When I view an Excel worksheet using the Full Screen view, my Horizontal Toolbar disappears. In tools - options - view, both the horizontal & vertical scroll bars are ticked. Any ideas ?


----------



## Glaswegian (Sep 16, 2005)

Hi

That behaviour is intentional. The idea is to give you as full a view as possible of your spreadsheet.


----------



## alexfooty (Apr 24, 2007)

Glaswegian said:


> Hi
> 
> That behaviour is intentional. The idea is to give you as full a view as possible of your spreadsheet.

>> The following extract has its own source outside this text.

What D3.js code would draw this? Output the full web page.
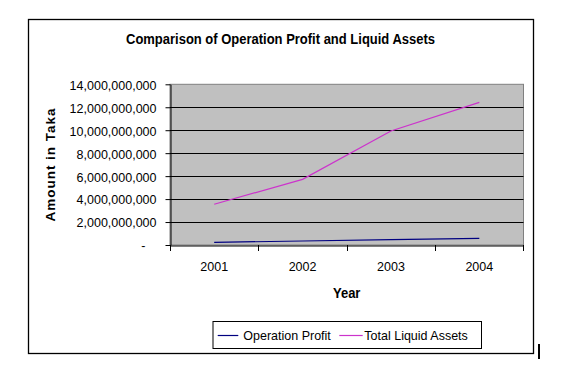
<!DOCTYPE html>
<html><head><meta charset="utf-8">
<script src="https://cdn.jsdelivr.net/npm/d3@7"></script>
<style>body{margin:0;background:#fff}svg{display:block}text{font-family:Arial,"Liberation Sans",sans-serif}</style>
</head><body>
<script>
const years = ["2001","2002","2003","2004"];
const operationProfit = [230000000, 350000000, 460000000, 580000000];
const totalLiquidAssets = [3550000000, 5720000000, 9930000000, 12430000000];
const yTicks = [0, 2e9, 4e9, 6e9, 8e9, 10e9, 12e9, 14e9];
const seriesNames = ["Operation Profit", "Total Liquid Assets"];
const seriesColors = ["#000080", "#CC33CC"];

const W = 564, H = 380;
const svg = d3.select("body").append("svg").attr("width", W).attr("height", H);

// make text look taller (narrow rendering of the reference): measure at base size, then enlarge keeping width
function stretch(sel, baseSize, bigSize) {
  sel.each(function() {
    const t = d3.select(this);
    t.attr("font-size", baseSize);
    const w = this.getComputedTextLength();
    t.attr("font-size", bigSize).attr("textLength", w).attr("lengthAdjust", "spacingAndGlyphs");
  });
}

// outer chart border
svg.append("rect").attr("x", 28.5).attr("y", 19.5).attr("width", 505).attr("height", 334)
  .attr("fill", "#fff").attr("stroke", "#000").attr("stroke-width", 1.3);
svg.append("line").attr("x1", 539).attr("x2", 539).attr("y1", 344).attr("y2", 359)
  .attr("stroke", "#000").attr("stroke-width", 2);

const x = d3.scaleBand().domain(years).range([170, 523.5]);
const y = d3.scaleLinear().domain([0, 14e9]).range([245, 84.3]);

// plot area
svg.append("rect").attr("x", 170).attr("y", y(14e9)).attr("width", 523.5 - 170).attr("height", y(0) - y(14e9))
  .attr("fill", "#C0C0C0").attr("stroke", "#808080").attr("stroke-width", 1);

// gridlines
svg.append("g").selectAll("line").data(yTicks.filter(d => d > 0 && d < 14e9)).join("line")
  .attr("x1", 170).attr("x2", 523.5).attr("y1", d => Math.round(y(d)) + 0.5).attr("y2", d => Math.round(y(d)) + 0.5)
  .attr("stroke", "#000").attr("stroke-width", 1);

// y axis
const fmt = d => d === 0 ? "-" : d3.format(",")(d);
const yAxis = svg.append("g").attr("transform", "translate(170.5,0)")
  .call(d3.axisLeft(y).tickValues(yTicks).tickFormat(fmt).tickSize(5).tickSizeOuter(0).tickPadding(9));
yAxis.select(".domain").attr("stroke", "#000");
yAxis.selectAll("text").attr("fill", "#000").attr("font-family", "Arial, 'Liberation Sans', sans-serif")
  .attr("dy", "0.36em");
stretch(yAxis.selectAll("text"), 12.5, 13.5);
yAxis.selectAll(".tick").filter(d => d === 0).select("text").attr("x", -25);

// x axis
const xAxis = svg.append("g").attr("transform", "translate(0,245.5)")
  .call(d3.axisBottom(x).tickSize(0).tickSizeOuter(0).tickPadding(16));
xAxis.select(".domain").attr("stroke", "#000");
xAxis.selectAll("text").attr("fill", "#000").attr("font-family", "Arial, 'Liberation Sans', sans-serif");
stretch(xAxis.selectAll("text"), 12.5, 13.5);
// category boundary tick marks
svg.append("g").selectAll("line").data(years.concat(["end"])).join("line")
  .attr("x1", (d, i) => i < years.length ? Math.round(x(d)) + 0.5 : 523.5)
  .attr("x2", (d, i) => i < years.length ? Math.round(x(d)) + 0.5 : 523.5)
  .attr("y1", 245).attr("y2", 251).attr("stroke", "#000");

// lines
const line = d3.line().x((d, i) => x(years[i]) + x.bandwidth() / 2).y(d => y(d));
[operationProfit, totalLiquidAssets].forEach((s, k) => {
  svg.append("path").datum(s).attr("d", line).attr("fill", "none")
    .attr("stroke", seriesColors[k]).attr("stroke-width", 1.2);
});

// title
svg.append("text").attr("x", 280.5).attr("y", 43.5).attr("text-anchor", "middle")
  .attr("font-size", 14.5).attr("font-weight", "bold").attr("textLength", 309).attr("lengthAdjust", "spacingAndGlyphs")
  .text("Comparison of Operation Profit and Liquid Assets");

// y axis title
svg.append("text").attr("transform", "translate(55,165) rotate(-90)").attr("text-anchor", "middle")
  .attr("font-size", 13.5).attr("font-weight", "bold").attr("textLength", 113).attr("lengthAdjust", "spacing")
  .text("Amount in Taka");

// x axis title
const yt = svg.append("text").attr("x", 346.7).attr("y", 298).attr("text-anchor", "middle")
  .attr("font-weight", "bold").text("Year");
stretch(yt, 13, 14);

// legend
const lg = svg.append("g");
lg.append("rect").attr("x", 213).attr("y", 321.5).attr("width", 268.5).attr("height", 27)
  .attr("fill", "#fff").attr("stroke", "#000").attr("stroke-width", 1);
const legendItems = [
  {lx1: 217.7, lx2: 238.3, tx: 243.3},
  {lx1: 339.3, lx2: 362.7, tx: 364.3}
];
legendItems.forEach((it, i) => {
  lg.append("line").attr("x1", it.lx1).attr("x2", it.lx2).attr("y1", 335.5).attr("y2", 335.5)
    .attr("stroke", seriesColors[i]).attr("stroke-width", 1.2);
  const t = lg.append("text").attr("x", it.tx).attr("y", 340).text(seriesNames[i]);
  stretch(t, 12.5, 13.5);
});
</script>
</body></html>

Is there any way to get it to display in full screen ?


----------



## Glaswegian (Sep 16, 2005)

None that I'm aware of, I'm afraid. It's just part of Excel.


----------



## alexfooty (Apr 24, 2007)

Ah Well - thanks anyway


----------



## alexfooty (Apr 24, 2007)

Apparently, the solution is to view at Full Screen, click on View at top left, then click Status Bar. The scroll bar then reappears.


----------



## Glaswegian (Sep 16, 2005)

Yes, I can see how that would work. Does that still count as Full Screen though? :grin:


----------



## alexfooty (Apr 24, 2007)

By enabling the status bar in full screen I lose about half the height of one row which is negligible and does let me scroll horizontally.


----------



## Glaswegian (Sep 16, 2005)

Thanks - useful to know!


----------